Hacker News new | ask | show | jobs
by porker 1442 days ago
> I'm sure there are many thoughts going through your mind regarding the team and perhaps my lack of managment skills but I am only lead on the project, I don't manage people.

If you're lead on the project you do manage people. It might not be in your job description but that's part of seniority. And if you want the projects you work on to be delivered you're going to have to step up and be that leader.

I've managed a copy paster successfully before. I set clear tickets with success criteria so it was obvious when their copy & paste didn't work. And as it was their ticket, assigned to them it was their responsibility to make it work. When enough of those built up they got the message and we wrote up a performance improvement plan. I mentored them through solving a couple. Then they started to do it. Enough to keep their job.
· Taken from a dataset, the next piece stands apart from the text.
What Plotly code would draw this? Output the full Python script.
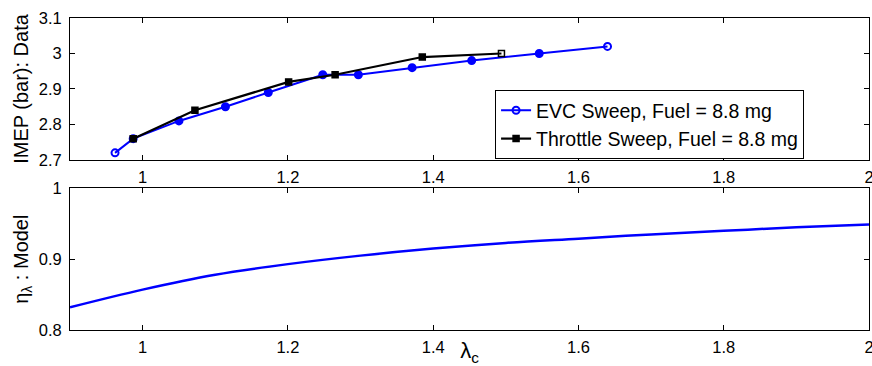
import plotly.graph_objects as go

# Measured IMEP from the EVC sweep (fuel held at 8.8 mg)
evc_lambda = [0.962, 0.987, 1.050, 1.114, 1.173, 1.248, 1.297, 1.371, 1.453, 1.546, 1.640]
evc_imep = [2.72, 2.76, 2.81, 2.85, 2.89, 2.94, 2.94, 2.96, 2.98, 3.00, 3.02]

# Measured IMEP from the throttle sweep (fuel held at 8.8 mg)
thr_lambda = [0.987, 1.072, 1.201, 1.265, 1.385, 1.494]
thr_imep = [2.76, 2.84, 2.92, 2.94, 2.99, 3.00]

# Modelled lambda efficiency
model_lambda = [0.90, 1.00, 1.10, 1.20, 1.30, 1.40, 1.50, 1.60, 1.70, 1.80, 1.90, 2.00]
model_eta = [0.832, 0.857, 0.878, 0.893, 0.905, 0.915, 0.923, 0.929, 0.935, 0.940, 0.945, 0.949]

x_ticks = [1.0, 1.2, 1.4, 1.6, 1.8, 2.0]
x_ticktext = ["1", "1.2", "1.4", "1.6", "1.8", "2"]
imep_ticks = [2.7, 2.8, 2.9, 3.0, 3.1]
imep_ticktext = ["2.7", "2.8", "2.9", "3", "3.1"]
eta_ticks = [0.8, 0.9, 1.0]
eta_ticktext = ["0.8", "0.9", "1"]

FONT = "Liberation Sans, Arial, sans-serif"
BLUE = "#0000ff"

evc_symbols = ["circle-open"] + ["circle"] * (len(evc_lambda) - 2) + ["circle-open"]
thr_symbols = ["square"] * (len(thr_lambda) - 1) + ["square-open"]

fig = go.Figure()

fig.add_trace(go.Scatter(
    x=evc_lambda, y=evc_imep, mode="lines+markers",
    name="EVC Sweep, Fuel = 8.8 mg",
    line=dict(color=BLUE, width=2),
    marker=dict(symbol=evc_symbols, size=7, color=BLUE, line=dict(color=BLUE, width=2)),
    xaxis="x", yaxis="y",
))
fig.add_trace(go.Scatter(
    x=thr_lambda, y=thr_imep, mode="lines+markers",
    name="Throttle Sweep, Fuel = 8.8 mg",
    line=dict(color="black", width=2.2),
    marker=dict(symbol=thr_symbols, size=6, color="black", line=dict(color="black", width=1.5)),
    xaxis="x", yaxis="y",
))
fig.add_trace(go.Scatter(
    x=model_lambda, y=model_eta, mode="lines", line_shape="spline",
    showlegend=False,
    line=dict(color=BLUE, width=2.5),
    xaxis="x2", yaxis="y2",
))

axis_common = dict(
    showgrid=False, zeroline=False, automargin=False,
    showline=True, linecolor="black", linewidth=1, mirror="ticks",
    ticks="inside", ticklen=5, tickwidth=1, tickcolor="black",
    tickfont=dict(family=FONT, size=16.5, color="black"),
    ticklabeloverflow="allow",
)

fig.update_layout(
    width=872, height=366,
    margin=dict(l=70, r=3, t=18, b=36),
    paper_bgcolor="white", plot_bgcolor="white",
    font=dict(family=FONT, size=16, color="black"),
    xaxis=dict(axis_common, domain=[0, 1], anchor="y", range=[0.9, 2.0],
               tickvals=x_ticks, ticktext=x_ticktext, ticklabelstandoff=2),
    yaxis=dict(axis_common, domain=[0.545, 1], anchor="x", range=[2.7, 3.1],
               tickvals=imep_ticks, ticktext=imep_ticktext, ticklabelstandoff=4,
               title=dict(text="IMEP (bar): Data", font=dict(family=FONT, size=20), standoff=4)),
    xaxis2=dict(axis_common, domain=[0, 1], anchor="y2", range=[0.9, 2.0],
                tickvals=x_ticks, ticktext=x_ticktext, ticklabelstandoff=2,
                title=dict(text="λ<sub>c</sub>", font=dict(family=FONT, size=22), standoff=0)),
    yaxis2=dict(axis_common, domain=[0, 0.454], anchor="x2", range=[0.8, 1.0],
                tickvals=eta_ticks, ticktext=eta_ticktext, ticklabelstandoff=4,
                title=dict(text="η<sub>λ</sub> : Model", font=dict(family=FONT, size=20), standoff=4)),
    legend=dict(
        x=0.532, y=0.769, xanchor="left", yanchor="top",
        bgcolor="white", bordercolor="black", borderwidth=1,
        font=dict(family=FONT, size=19.5, color="black"),
        tracegroupgap=0, itemwidth=30,
    ),
    showlegend=True,
)

fig.write_html("out.html")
I've managed and worked with mavericks before. I have never found a successful strategy. The worst quit within 2 weeks because their new and unasked for contributions (e.g. rewriting a system unrelated to the project because "they could do it better") get called out quickly and stopped. The others burn me out.

1 comments

> The worst quit within 2 weeks

> The others burn me out

It sounds like "the worst" wasn't actually the worst, "the others" were the worst, as they actually impacted others in a more significant way.

Heh not quite. The worst would also swear at teammates, and called out every piece of our code as sh*t in front of the entire 20 employees (not good when the CTO is there who wrote most of it - and it wasn't that bad). It was 2 weeks where we hardly got any work done.

The current maverick and the previous ones like him don't affect the other employees much, just me who has to lead the project he's on and try and manage him.